## AIM:
Write out the material below again, unchanged.

## RECORDED DATA:

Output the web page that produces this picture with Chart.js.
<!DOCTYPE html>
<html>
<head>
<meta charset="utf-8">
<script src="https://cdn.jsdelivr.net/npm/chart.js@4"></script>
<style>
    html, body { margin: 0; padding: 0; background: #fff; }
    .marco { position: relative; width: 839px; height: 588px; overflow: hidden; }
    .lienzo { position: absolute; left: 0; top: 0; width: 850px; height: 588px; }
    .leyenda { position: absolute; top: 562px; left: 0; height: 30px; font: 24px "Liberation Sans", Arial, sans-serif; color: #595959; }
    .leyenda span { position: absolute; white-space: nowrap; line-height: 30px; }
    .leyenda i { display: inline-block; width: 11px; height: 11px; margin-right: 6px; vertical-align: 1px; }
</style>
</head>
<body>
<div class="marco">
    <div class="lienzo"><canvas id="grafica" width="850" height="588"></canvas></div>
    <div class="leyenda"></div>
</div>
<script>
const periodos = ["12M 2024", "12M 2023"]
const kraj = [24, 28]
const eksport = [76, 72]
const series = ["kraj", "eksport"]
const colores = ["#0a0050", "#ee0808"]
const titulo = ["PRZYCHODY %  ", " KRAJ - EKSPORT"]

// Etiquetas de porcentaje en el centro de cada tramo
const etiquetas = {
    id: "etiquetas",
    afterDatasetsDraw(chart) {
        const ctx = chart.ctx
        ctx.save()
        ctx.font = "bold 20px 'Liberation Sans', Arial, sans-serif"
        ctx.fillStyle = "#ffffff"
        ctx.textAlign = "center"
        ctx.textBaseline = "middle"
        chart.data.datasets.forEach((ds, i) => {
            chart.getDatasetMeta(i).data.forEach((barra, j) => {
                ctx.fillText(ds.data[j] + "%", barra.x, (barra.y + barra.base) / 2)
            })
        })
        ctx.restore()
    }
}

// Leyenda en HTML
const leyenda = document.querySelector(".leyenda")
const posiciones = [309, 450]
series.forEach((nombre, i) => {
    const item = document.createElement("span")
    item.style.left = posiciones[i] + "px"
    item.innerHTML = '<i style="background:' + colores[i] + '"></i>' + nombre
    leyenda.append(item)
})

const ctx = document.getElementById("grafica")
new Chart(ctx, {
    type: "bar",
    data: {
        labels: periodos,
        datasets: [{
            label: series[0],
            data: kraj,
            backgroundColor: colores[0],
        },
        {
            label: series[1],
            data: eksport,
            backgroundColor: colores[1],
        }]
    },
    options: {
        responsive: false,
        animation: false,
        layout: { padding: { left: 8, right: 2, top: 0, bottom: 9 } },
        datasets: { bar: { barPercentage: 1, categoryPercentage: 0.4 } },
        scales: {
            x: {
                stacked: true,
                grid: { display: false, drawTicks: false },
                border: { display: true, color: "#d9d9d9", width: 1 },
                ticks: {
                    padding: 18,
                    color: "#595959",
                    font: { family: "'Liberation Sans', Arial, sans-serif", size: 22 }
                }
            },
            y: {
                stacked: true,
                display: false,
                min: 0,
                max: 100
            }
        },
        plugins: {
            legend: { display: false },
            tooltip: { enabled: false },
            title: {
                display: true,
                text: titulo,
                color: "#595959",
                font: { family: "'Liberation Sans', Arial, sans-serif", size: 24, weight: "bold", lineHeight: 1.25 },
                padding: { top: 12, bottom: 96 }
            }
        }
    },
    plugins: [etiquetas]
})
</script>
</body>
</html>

## THE RESPONSE:
Output the web page that produces this picture with Chart.js.
<!DOCTYPE html>
<html>
<head>
<meta charset="utf-8">
<script src="https://cdn.jsdelivr.net/npm/chart.js@4"></script>
<style>
    html, body { margin: 0; padding: 0; background: #fff; }
    .marco { position: relative; width: 839px; height: 588px; overflow: hidden; }
    .lienzo { position: absolute; left: 0; top: 0; width: 850px; height: 588px; }
    .leyenda { position: absolute; top: 562px; left: 0; height: 30px; font: 24px "Liberation Sans", Arial, sans-serif; color: #595959; }
    .leyenda span { position: absolute; white-space: nowrap; line-height: 30px; }
    .leyenda i { display: inline-block; width: 11px; height: 11px; margin-right: 6px; vertical-align: 1px; }
</style>
</head>
<body>
<div class="marco">
    <div class="lienzo"><canvas id="grafica" width="850" height="588"></canvas></div>
    <div class="leyenda"></div>
</div>
<script>
const periodos = ["12M 2024", "12M 2023"]
const kraj = [24, 28]
const eksport = [76, 72]
const series = ["kraj", "eksport"]
const colores = ["#0a0050", "#ee0808"]
const titulo = ["PRZYCHODY %  ", " KRAJ - EKSPORT"]

// Etiquetas de porcentaje en el centro de cada tramo
const etiquetas = {
    id: "etiquetas",
    afterDatasetsDraw(chart) {
        const ctx = chart.ctx
        ctx.save()
        ctx.font = "bold 20px 'Liberation Sans', Arial, sans-serif"
        ctx.fillStyle = "#ffffff"
        ctx.textAlign = "center"
        ctx.textBaseline = "middle"
        chart.data.datasets.forEach((ds, i) => {
            chart.getDatasetMeta(i).data.forEach((barra, j) => {
                ctx.fillText(ds.data[j] + "%", barra.x, (barra.y + barra.base) / 2)
            })
        })
        ctx.restore()
    }
}

// Leyenda en HTML
const leyenda = document.querySelector(".leyenda")
const posiciones = [309, 450]
series.forEach((nombre, i) => {
    const item = document.createElement("span")
    item.style.left = posiciones[i] + "px"
    item.innerHTML = '<i style="background:' + colores[i] + '"></i>' + nombre
    leyenda.append(item)
})

const ctx = document.getElementById("grafica")
new Chart(ctx, {
    type: "bar",
    data: {
        labels: periodos,
        datasets: [{
            label: series[0],
            data: kraj,
            backgroundColor: colores[0],
        },
        {
            label: series[1],
            data: eksport,
            backgroundColor: colores[1],
        }]
    },
    options: {
        responsive: false,
        animation: false,
        layout: { padding: { left: 8, right: 2, top: 0, bottom: 9 } },
        datasets: { bar: { barPercentage: 1, categoryPercentage: 0.4 } },
        scales: {
            x: {
                stacked: true,
                grid: { display: false, drawTicks: false },
                border: { display: true, color: "#d9d9d9", width: 1 },
                ticks: {
                    padding: 18,
                    color: "#595959",
                    font: { family: "'Liberation Sans', Arial, sans-serif", size: 22 }
                }
            },
            y: {
                stacked: true,
                display: false,
                min: 0,
                max: 100
            }
        },
        plugins: {
            legend: { display: false },
            tooltip: { enabled: false },
            title: {
                display: true,
                text: titulo,
                color: "#595959",
                font: { family: "'Liberation Sans', Arial, sans-serif", size: 24, weight: "bold", lineHeight: 1.25 },
                padding: { top: 12, bottom: 96 }
            }
        }
    },
    plugins: [etiquetas]
})
</script>
</body>
</html>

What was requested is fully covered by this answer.